'This Means War': A covert battle for Reese's pieces

It's hard to think outside the box -- the box being television -- when you've made hundreds of millions of dollars inside it.

That is the financial subtext of today's homily and of director McG's approach to making movies like "This Means War," a romcom hybrid starring Chris Pine and Tom Hardy. Mr. Pine plays Franklin Delano Roosevelt Foster -- naturally aka FDR -- a "cruise ship captain." Mr. Hardy plays Tuck, a "travel agent."

In fact, they are covert CIA agents dispatched to thwart and apprehend vicious international criminals. FDR is a lovable-rogue Yankee ladies man. Tuck is a sensitive, recently divorced Brit, unable to plunge back into the dating pool. They are polar as well as bipolar opposites.

When in doubt (or on the rebound), go online. Tuck does so and, soon enough, the best buds become bitter rivals for legally blond Lauren (Reese Witherspoon), a consumer product tester-evaluator. Their competitive alpha-male instincts kick into overdrive: two designing men, each desperately vying for some of Reese's pieces.
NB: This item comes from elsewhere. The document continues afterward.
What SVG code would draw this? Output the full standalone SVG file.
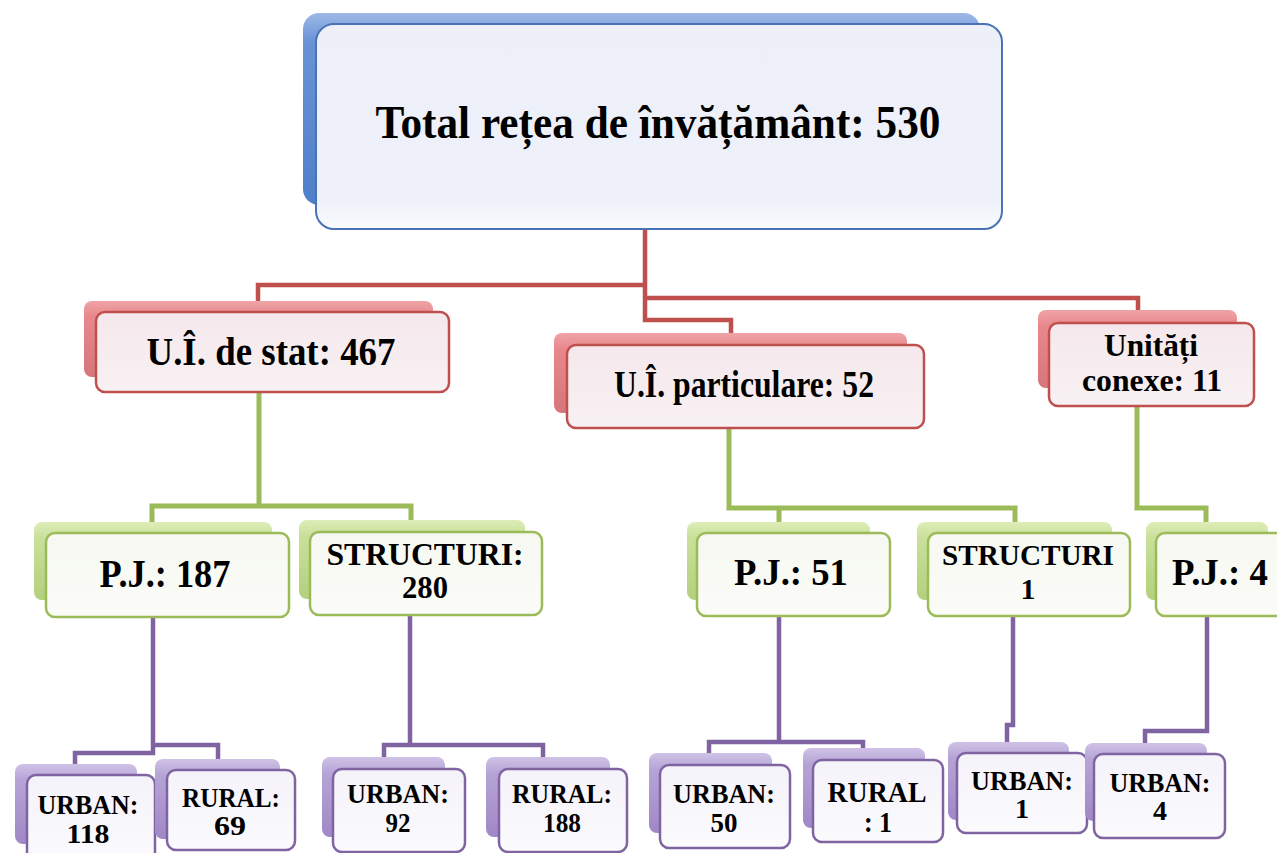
<svg xmlns="http://www.w3.org/2000/svg" width="1277" height="853" viewBox="0 0 1277 853">
<defs>
<linearGradient id="gBlue" x1="0" y1="0" x2="0" y2="1"><stop offset="0" stop-color="#9DB8E6"/><stop offset="0.15" stop-color="#6A93D6"/><stop offset="1" stop-color="#4F7FC9"/></linearGradient>
<linearGradient id="gRed" x1="0" y1="0" x2="0" y2="1"><stop offset="0" stop-color="#EFA3A6"/><stop offset="0.2" stop-color="#E8888C"/><stop offset="1" stop-color="#D7767A"/></linearGradient>
<linearGradient id="gGreen" x1="0" y1="0" x2="0" y2="1"><stop offset="0" stop-color="#DDEDB8"/><stop offset="0.2" stop-color="#C9E09A"/><stop offset="1" stop-color="#B3D07D"/></linearGradient>
<linearGradient id="gPurple" x1="0" y1="0" x2="0" y2="1"><stop offset="0" stop-color="#CFC2E6"/><stop offset="0.2" stop-color="#B6A4D6"/><stop offset="1" stop-color="#9F88C6"/></linearGradient>
<linearGradient id="fBlue" x1="0" y1="0" x2="0" y2="1"><stop offset="0" stop-color="#EDF0F9"/><stop offset="0.85" stop-color="#EEF1F9"/><stop offset="1" stop-color="#FAFBFE"/></linearGradient>
<linearGradient id="fRed" x1="0" y1="0" x2="0" y2="1"><stop offset="0" stop-color="#F5E8EC"/><stop offset="1" stop-color="#F8F1F3"/></linearGradient>
<linearGradient id="fGreen" x1="0" y1="0" x2="0" y2="1"><stop offset="0" stop-color="#F6F8F1"/><stop offset="1" stop-color="#FBFCF8"/></linearGradient>
<linearGradient id="fPurple" x1="0" y1="0" x2="0" y2="1"><stop offset="0" stop-color="#F5F3FA"/><stop offset="1" stop-color="#FBFAFD"/></linearGradient>
</defs>
<style>
text{font-family:"Liberation Serif","Times New Roman",serif;font-weight:bold;fill:#000;text-anchor:middle}
.bb{fill:url(#gBlue)}
.fb{fill:url(#fBlue);stroke:#4A73B5;stroke-width:2}
.br{fill:url(#gRed)}
.fr{fill:url(#fRed);stroke:#C0504D;stroke-width:2.5}
.bg{fill:url(#gGreen)}
.fg{fill:url(#fGreen);stroke:#9BBB59;stroke-width:2.5}
.bp{fill:url(#gPurple)}
.fp{fill:url(#fPurple);stroke:#8064A2;stroke-width:2.5}
.cr{fill:none;stroke:#C0504D;stroke-width:4.5}
.cg{fill:none;stroke:#9BBB59;stroke-width:5}
.cp{fill:none;stroke:#8064A2;stroke-width:4.5}
</style>
<rect width="1277" height="853" fill="#FFFFFF"/>
<g id="connectors">
<path class="cr" d="M645,229 V285 H258 V303 M645,285 V298 H1138 V320 M645,298 V320 H731 V335"/>
<path class="cg" d="M259,392 V506 H411 V522 M259,506 H152 V523"/>
<path class="cg" d="M729,428 V508 H1015 V522 M779,508 V523"/>
<path class="cg" d="M1137,406 V508 H1206 V522"/>
<path class="cp" d="M153,617 V745 H218 V760 M153,745 V753 H75 V766"/>
<path class="cp" d="M410,615 V745 H543 V758 M410,745 H384 V758"/>
<path class="cp" d="M779,616 V742 H863 V750 M779,742 H709 V754"/>
<path class="cp" d="M1013,616 V725 H1007 V743"/>
<path class="cp" d="M1207,616 V731 H1145 V744"/>
</g>
<g id="node-total">
<rect class="bb" x="303" y="13" width="677" height="192" rx="16"/>
<rect class="fb" x="316" y="24" width="686" height="205" rx="18"/>
<text x="658" y="138" font-size="46" textLength="565" lengthAdjust="spacingAndGlyphs">Total rețea de învățământ:  530</text>
</g>
<g id="node-stat">
<rect class="br" x="84" y="301" width="349" height="76" rx="8"/>
<rect class="fr" x="96" y="312" width="353" height="80" rx="9"/>
<text x="271" y="365" font-size="40" textLength="249" lengthAdjust="spacingAndGlyphs">U.Î. de stat: 467</text>
</g>
<g id="node-particulare">
<rect class="br" x="554" y="333" width="353" height="80" rx="8"/>
<rect class="fr" x="567" y="345" width="357" height="83" rx="9"/>
<text x="744" y="397" font-size="37" textLength="260" lengthAdjust="spacingAndGlyphs">U.Î. particulare: 52</text>
</g>
<g id="node-conexe">
<rect class="br" x="1038" y="310" width="199" height="78" rx="8"/>
<rect class="fr" x="1049" y="323" width="205" height="83" rx="9"/>
<text x="1151" y="356" font-size="32" textLength="94" lengthAdjust="spacingAndGlyphs">Unități</text>
<text x="1152" y="391" font-size="32" textLength="140" lengthAdjust="spacingAndGlyphs">conexe: 11</text>
</g>
<g id="node-pj187">
<rect class="bg" x="34" y="522" width="238" height="78" rx="8"/>
<rect class="fg" x="46" y="533" width="243" height="84" rx="9"/>
<text x="165" y="587" font-size="40" textLength="131" lengthAdjust="spacingAndGlyphs">P.J.: 187</text>
</g>
<g id="node-str280">
<rect class="bg" x="299" y="520" width="226" height="79" rx="8"/>
<rect class="fg" x="310" y="532" width="232" height="83" rx="9"/>
<text x="425" y="565" font-size="31" textLength="197" lengthAdjust="spacingAndGlyphs">STRUCTURI:</text>
<text x="425" y="598" font-size="31" textLength="46" lengthAdjust="spacingAndGlyphs">280</text>
</g>
<g id="node-pj51">
<rect class="bg" x="687" y="522" width="183" height="78" rx="8"/>
<rect class="fg" x="697" y="533" width="193" height="83" rx="9"/>
<text x="791" y="585" font-size="38" textLength="114" lengthAdjust="spacingAndGlyphs">P.J.: 51</text>
</g>
<g id="node-str1">
<rect class="bg" x="917" y="522" width="195" height="78" rx="8"/>
<rect class="fg" x="928" y="533" width="202" height="83" rx="9"/>
<text x="1028" y="565" font-size="30" textLength="172" lengthAdjust="spacingAndGlyphs">STRUCTURI</text>
<text x="1028" y="599" font-size="30">1</text>
</g>
<g id="node-pj4">
<rect class="bg" x="1146" y="522" width="122" height="78" rx="8"/>
<rect class="fg" x="1156" y="533" width="140" height="83" rx="9"/>
<text x="1220" y="585" font-size="38" textLength="96" lengthAdjust="spacingAndGlyphs">P.J.: 4</text>
</g>
<g id="node-urban118">
<rect class="bp" x="15" y="764" width="122" height="80" rx="8"/>
<rect class="fp" x="27" y="775" width="128" height="90" rx="9"/>
<text x="88" y="814" font-size="27" textLength="101" lengthAdjust="spacingAndGlyphs">URBAN:</text>
<text x="88" y="843" font-size="27" textLength="43" lengthAdjust="spacingAndGlyphs">118</text>
</g>
<g id="node-rural69">
<rect class="bp" x="155" y="759" width="125" height="80" rx="8"/>
<rect class="fp" x="167" y="770" width="128" height="80" rx="9"/>
<text x="231" y="807" font-size="28" textLength="98" lengthAdjust="spacingAndGlyphs">RURAL:</text>
<text x="230" y="835" font-size="28" textLength="32" lengthAdjust="spacingAndGlyphs">69</text>
</g>
<g id="node-urban92">
<rect class="bp" x="322" y="757" width="123" height="80" rx="8"/>
<rect class="fp" x="333" y="769" width="132" height="83" rx="9"/>
<text x="398" y="803" font-size="28" textLength="102" lengthAdjust="spacingAndGlyphs">URBAN:</text>
<text x="398" y="832" font-size="28" textLength="25" lengthAdjust="spacingAndGlyphs">92</text>
</g>
<g id="node-rural188">
<rect class="bp" x="486" y="757" width="124" height="80" rx="8"/>
<rect class="fp" x="499" y="769" width="128" height="83" rx="9"/>
<text x="562" y="803" font-size="28" textLength="100" lengthAdjust="spacingAndGlyphs">RURAL:</text>
<text x="562" y="832" font-size="28" textLength="38" lengthAdjust="spacingAndGlyphs">188</text>
</g>
<g id="node-urban50">
<rect class="bp" x="649" y="753" width="123" height="80" rx="8"/>
<rect class="fp" x="660" y="765" width="130" height="83" rx="9"/>
<text x="724" y="803" font-size="28" textLength="102" lengthAdjust="spacingAndGlyphs">URBAN:</text>
<text x="724" y="832" font-size="28" textLength="27" lengthAdjust="spacingAndGlyphs">50</text>
</g>
<g id="node-rural1">
<rect class="bp" x="803" y="748" width="122" height="80" rx="8"/>
<rect class="fp" x="813" y="760" width="130" height="82" rx="9"/>
<text x="877" y="802" font-size="30" textLength="99" lengthAdjust="spacingAndGlyphs">RURAL</text>
<text x="878" y="832" font-size="30" textLength="28" lengthAdjust="spacingAndGlyphs">: 1</text>
</g>
<g id="node-urban1">
<rect class="bp" x="948" y="742" width="121" height="78" rx="8"/>
<rect class="fp" x="957" y="753" width="130" height="80" rx="9"/>
<text x="1022" y="790" font-size="28" textLength="102" lengthAdjust="spacingAndGlyphs">URBAN:</text>
<text x="1022" y="818" font-size="28">1</text>
</g>
<g id="node-urban4">
<rect class="bp" x="1085" y="743" width="122" height="78" rx="8"/>
<rect class="fp" x="1094" y="754" width="131" height="84" rx="9"/>
<text x="1160" y="792" font-size="28" textLength="101" lengthAdjust="spacingAndGlyphs">URBAN:</text>
<text x="1160" y="820" font-size="28">4</text>
</g>
</svg>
In movieland, as we know, you've got your action films and your romantic comedies. The idea here is to meld a surefire combo of the two, fine-tuning the chick-flick formula with three -- exactly three, count 'em -- absurdly violent shoot-'em-up James Bondian sequences to keep the guys interested, or at least awake. The cinematic equivalent of a snooze button on an alarm clock, those scenes are located at the beginning, middle and end.

The mayhem is nothing if not symmetrical, as well as incomprehensible. It involves some cardboard Russian villains in some sort of revenge conspiracy that calls for them to parachute from atop a skyscraper in Hong Kong and then show up later in Los Angeles for rounds two and three.

Meanwhile, for the bulk of the time, Mr. Pine and Mr. Hardy are free to employ all the available state-of-the-art CIA surveillance techniques to monitor and sabotage each other's dates with Ms. Witherspoon. They're like George Burns watching Gracie and Blanche's shenanigans on that supernatural TV set he somehow had.

For a concoction like this to work, everything depends on the personalities of the stars -- separately and collegially. Ms. Witherspoon (Oscar winner as June Cash in "Walk the Line," fine in "Rendition" and "Vanity Fair") keeps as much of her dignity as possible, considering that she's been stuck with a wonderfully attentive fast-food server boyfriend named Ken, and that her wisecrackin' gal-pal (Chelsea Handler) joins her up on the "ItsFate.net" dating site without telling her. With the two hot new CIA prospects, sex will be the tiebreaker.

Mr. Pine is a little overly enthusiastic as sweet-talking FDR, with indigo eyes that put Sinatra's to shame. (He played the young James Kirk in "Star Trek" and the conductor in "Unstoppable," and it turns out he's a serious stage actor, as well.) Mr. Hardy is fresh from excellent work in both "Inception" and "Tinker Tailor Soldier Spy" -- and from Pittsburgh on the shoot of "Dark Knight Rises," in which he's the villainous Bane. He and Ms. Witherspoon have some genuinely romantic moments on a trapeze, believe it or not.

Less charming is Ms. Handler as the wacky adviser. We're told in the press kit that she "continues to build a multiplatform media empire" as talk-show host, comedian, actress, E! Entertainment star, writer of three books on The New York Times best-seller list, and headliner of a 53-city comedy tour sponsored by Belvedere Vodka.

With all the product branding and franchising, these people's resumés read more like investment portfolios than bios -- nobody more than director McG (not his real name). His "Terminator: Salvation" (2009) grossed $372 million worldwide, which is more than I make in a decade. As 1-Percenters go, McG makes Mitt Romney look like a Little Sister of the Poor. Fifty music videos and Gap and Coca-Cola ads and the "Supernatural," "Nikita," "Chuck" and "Sorority Forever" TV series are among his more significant contributions to humanity. Time to "out" him as the artist formerly known as Joseph McGinty Nichol of Kalamazoo. Latterly, as director McG, he's not gonna make Spielberg or Scorsese nervous. He is, in fact, a hack. But hacks are people, too.

"This Means War" is an occasionally entertaining, basically lame premise and a mishmash of Valentine's Day date film, buddy film, action and romance. A CIA sitcom. If you ask me which of the two hot guys Ms. Witherspoon chooses, I'll never tell without enhanced interrogation.

Let's just say the suspense is unendurable.